内野医師によると、以下の項目に3つ以上当てはまる方は注意が必要です。特に、最後の3つに1つでも該当している場合、前頭葉の機能が低下している可能性も。

・スマホはいつも手元にスタンバイ
・知っている人の名前がすぐに出てこない
・最近、漢字が書けなくなった
・覚えておくために写真を撮る
・スマホ以外で調べ物をしない
・いつも睡眠不足状態
・やる気が起きず、興味もわかない
・仕事や家事の段取りが悪くなった
スマホ認知症にならないためにできること
情報の処理が追いつかず、起こってしまう「スマホ認知症」。
対策としては、「知らない道をスマホを見ず散歩」「新聞記事スクラップ」「キャンプ」「昼寝」などを行うことで、脳が疲労するのを抑えられるといいます。

――なぜ知らない道を歩くことが対策に?
金町駅前脳神経内科 内野勝行医師:
実は「道に迷う」というのは脳を一番活性化するんですね。海馬という場所の中に自分がどこにいるかを把握する細胞があるんです。その部分を活性化すると脳の内側から頭の中を元気にしてくれますので、自分から主体的に使うと脳は受動的ではなく、脳を動かすことで活性化しますので。
さらに、おくむらメモリークリニックの奥村歩医師によると、「リズム運動」を行うことも効果的だといいます。
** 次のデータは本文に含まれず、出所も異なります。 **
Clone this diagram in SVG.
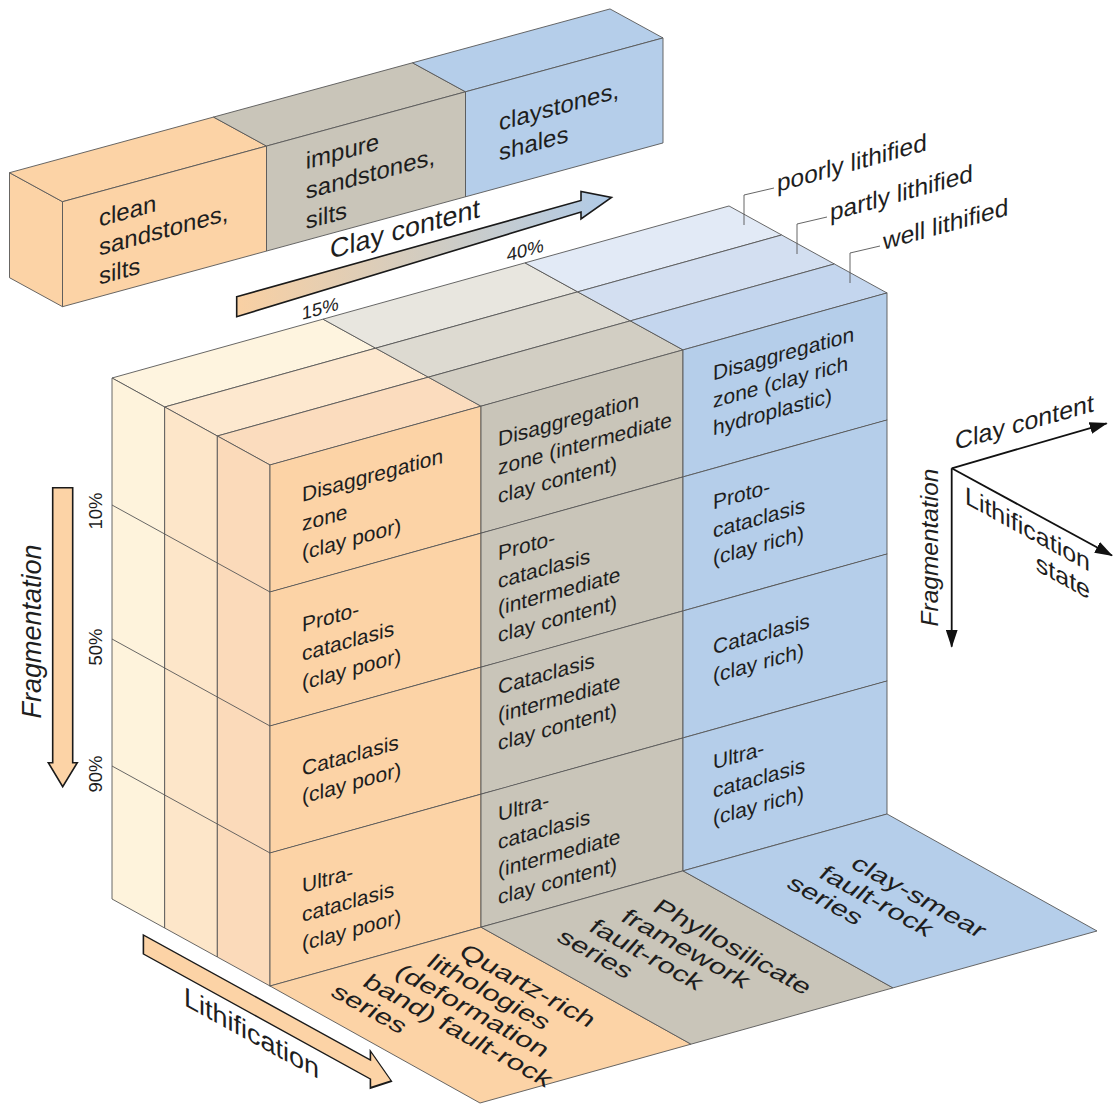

一定のリズムで同じ動作を繰り返す「リズム運動」をすることで、脳が省エネモードになり、記憶の整理整頓を助け疲労が回復するといいます。
ダンスなどを行わなくても、「キャベツの千切りをする」「皿洗いをする」「ぞうきんがけをする」などの家事を行う際に、リズムを刻むことを意識して行うと、脳疲労の改善が期待されます。
金町駅前脳神経内科 内野勝行医師:
スマートフォン自体が悪いわけではないです。シニアの方にとっては逆に認知症対策になることもありますので、ぜひうまい距離感を持って、お付き合いいただければなと。